**Task to carry out**
Starting at the first line of the listing below, repeat each line up to and including the one containing "const py = y => 1 - y / H;". Leave out pictures.

**Given data**

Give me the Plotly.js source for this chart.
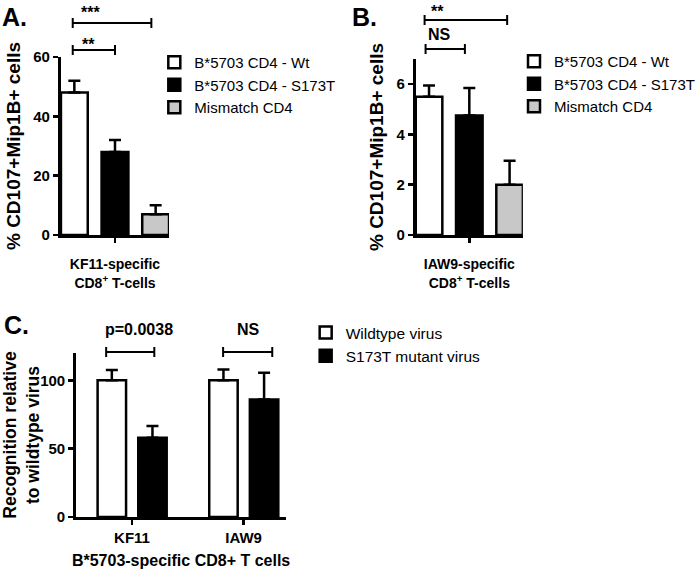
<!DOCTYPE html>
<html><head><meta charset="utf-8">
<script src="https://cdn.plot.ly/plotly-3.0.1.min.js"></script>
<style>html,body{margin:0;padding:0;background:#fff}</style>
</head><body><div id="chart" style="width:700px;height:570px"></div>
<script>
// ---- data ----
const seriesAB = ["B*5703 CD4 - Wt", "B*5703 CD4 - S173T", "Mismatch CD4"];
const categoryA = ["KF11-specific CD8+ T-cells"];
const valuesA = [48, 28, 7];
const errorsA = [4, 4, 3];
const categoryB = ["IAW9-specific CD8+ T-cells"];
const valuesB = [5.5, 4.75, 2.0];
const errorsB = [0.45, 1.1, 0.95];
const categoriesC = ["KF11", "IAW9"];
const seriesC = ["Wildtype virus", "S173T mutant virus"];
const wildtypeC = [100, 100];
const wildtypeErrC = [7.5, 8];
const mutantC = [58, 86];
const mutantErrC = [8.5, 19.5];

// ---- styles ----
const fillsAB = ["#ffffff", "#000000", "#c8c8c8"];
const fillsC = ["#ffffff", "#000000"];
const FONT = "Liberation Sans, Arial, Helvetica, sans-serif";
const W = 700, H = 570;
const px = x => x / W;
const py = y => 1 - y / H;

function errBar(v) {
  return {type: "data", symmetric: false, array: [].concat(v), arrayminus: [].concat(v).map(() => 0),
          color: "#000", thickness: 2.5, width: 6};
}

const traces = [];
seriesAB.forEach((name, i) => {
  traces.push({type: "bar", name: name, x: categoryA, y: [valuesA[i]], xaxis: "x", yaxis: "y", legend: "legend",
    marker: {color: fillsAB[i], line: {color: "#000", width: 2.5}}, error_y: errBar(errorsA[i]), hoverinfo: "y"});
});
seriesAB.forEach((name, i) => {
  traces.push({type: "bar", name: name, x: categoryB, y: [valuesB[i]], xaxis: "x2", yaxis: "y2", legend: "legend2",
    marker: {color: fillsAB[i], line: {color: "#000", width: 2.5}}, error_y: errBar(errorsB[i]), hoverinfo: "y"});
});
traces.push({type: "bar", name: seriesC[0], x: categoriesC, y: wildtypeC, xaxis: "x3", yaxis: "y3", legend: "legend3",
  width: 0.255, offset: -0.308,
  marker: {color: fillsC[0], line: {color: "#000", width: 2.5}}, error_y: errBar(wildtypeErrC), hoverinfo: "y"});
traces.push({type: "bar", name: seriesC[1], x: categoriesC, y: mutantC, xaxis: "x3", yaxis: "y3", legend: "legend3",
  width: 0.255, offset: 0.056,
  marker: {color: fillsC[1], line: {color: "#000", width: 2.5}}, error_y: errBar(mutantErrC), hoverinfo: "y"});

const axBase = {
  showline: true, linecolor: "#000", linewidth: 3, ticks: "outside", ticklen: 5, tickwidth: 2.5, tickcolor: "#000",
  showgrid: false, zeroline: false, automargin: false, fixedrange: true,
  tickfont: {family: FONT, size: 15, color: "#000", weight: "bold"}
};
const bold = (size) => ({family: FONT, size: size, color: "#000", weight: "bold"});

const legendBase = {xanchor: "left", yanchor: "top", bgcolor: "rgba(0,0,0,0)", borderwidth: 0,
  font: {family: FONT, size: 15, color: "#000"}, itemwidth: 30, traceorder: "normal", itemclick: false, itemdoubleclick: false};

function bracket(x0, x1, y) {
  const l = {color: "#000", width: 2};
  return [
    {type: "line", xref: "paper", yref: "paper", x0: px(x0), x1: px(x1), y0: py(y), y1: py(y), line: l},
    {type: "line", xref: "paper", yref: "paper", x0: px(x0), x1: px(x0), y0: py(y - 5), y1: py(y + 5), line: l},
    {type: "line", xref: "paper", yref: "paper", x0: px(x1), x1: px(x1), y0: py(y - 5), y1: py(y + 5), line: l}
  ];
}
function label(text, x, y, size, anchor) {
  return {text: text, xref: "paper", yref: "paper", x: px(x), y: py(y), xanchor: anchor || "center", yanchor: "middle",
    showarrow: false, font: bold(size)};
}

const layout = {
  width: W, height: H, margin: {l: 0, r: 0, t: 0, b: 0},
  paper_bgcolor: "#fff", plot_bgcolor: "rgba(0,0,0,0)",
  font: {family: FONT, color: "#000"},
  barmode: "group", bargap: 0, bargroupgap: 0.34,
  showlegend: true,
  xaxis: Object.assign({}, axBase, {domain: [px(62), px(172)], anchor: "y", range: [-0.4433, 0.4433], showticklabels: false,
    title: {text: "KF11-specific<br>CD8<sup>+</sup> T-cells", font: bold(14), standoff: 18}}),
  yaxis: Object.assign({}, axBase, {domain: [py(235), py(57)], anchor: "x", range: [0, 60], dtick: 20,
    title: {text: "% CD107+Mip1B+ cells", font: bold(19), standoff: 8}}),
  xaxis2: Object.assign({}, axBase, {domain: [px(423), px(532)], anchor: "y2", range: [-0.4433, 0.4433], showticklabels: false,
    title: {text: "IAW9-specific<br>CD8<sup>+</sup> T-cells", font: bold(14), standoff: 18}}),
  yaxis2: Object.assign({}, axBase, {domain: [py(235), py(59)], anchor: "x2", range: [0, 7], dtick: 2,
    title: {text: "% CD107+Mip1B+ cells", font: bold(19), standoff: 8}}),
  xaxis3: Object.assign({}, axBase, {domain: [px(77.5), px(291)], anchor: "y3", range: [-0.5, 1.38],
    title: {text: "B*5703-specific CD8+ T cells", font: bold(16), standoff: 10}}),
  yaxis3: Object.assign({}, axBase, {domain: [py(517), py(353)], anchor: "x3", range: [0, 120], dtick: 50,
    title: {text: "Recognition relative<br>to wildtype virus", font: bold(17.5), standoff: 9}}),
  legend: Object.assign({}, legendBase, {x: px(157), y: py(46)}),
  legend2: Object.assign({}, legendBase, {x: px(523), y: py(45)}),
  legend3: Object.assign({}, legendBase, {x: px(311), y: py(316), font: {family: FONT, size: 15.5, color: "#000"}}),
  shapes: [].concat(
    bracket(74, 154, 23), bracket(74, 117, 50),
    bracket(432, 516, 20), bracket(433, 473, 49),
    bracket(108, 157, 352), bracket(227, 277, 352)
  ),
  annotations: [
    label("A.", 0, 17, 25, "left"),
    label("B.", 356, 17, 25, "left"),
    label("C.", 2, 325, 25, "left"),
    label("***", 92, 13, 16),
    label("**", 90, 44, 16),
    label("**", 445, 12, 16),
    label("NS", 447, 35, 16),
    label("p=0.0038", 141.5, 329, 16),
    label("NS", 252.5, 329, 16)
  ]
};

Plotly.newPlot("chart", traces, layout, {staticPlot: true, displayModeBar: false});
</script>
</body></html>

**Written solution**
Give me the Plotly.js source for this chart.
<!DOCTYPE html>
<html><head><meta charset="utf-8">
<script src="https://cdn.plot.ly/plotly-3.0.1.min.js"></script>
<style>html,body{margin:0;padding:0;background:#fff}</style>
</head><body><div id="chart" style="width:700px;height:570px"></div>
<script>
// ---- data ----
const seriesAB = ["B*5703 CD4 - Wt", "B*5703 CD4 - S173T", "Mismatch CD4"];
const categoryA = ["KF11-specific CD8+ T-cells"];
const valuesA = [48, 28, 7];
const errorsA = [4, 4, 3];
const categoryB = ["IAW9-specific CD8+ T-cells"];
const valuesB = [5.5, 4.75, 2.0];
const errorsB = [0.45, 1.1, 0.95];
const categoriesC = ["KF11", "IAW9"];
const seriesC = ["Wildtype virus", "S173T mutant virus"];
const wildtypeC = [100, 100];
const wildtypeErrC = [7.5, 8];
const mutantC = [58, 86];
const mutantErrC = [8.5, 19.5];

// ---- styles ----
const fillsAB = ["#ffffff", "#000000", "#c8c8c8"];
const fillsC = ["#ffffff", "#000000"];
const FONT = "Liberation Sans, Arial, Helvetica, sans-serif";
const W = 700, H = 570;
const px = x => x / W;
const py = y => 1 - y / H;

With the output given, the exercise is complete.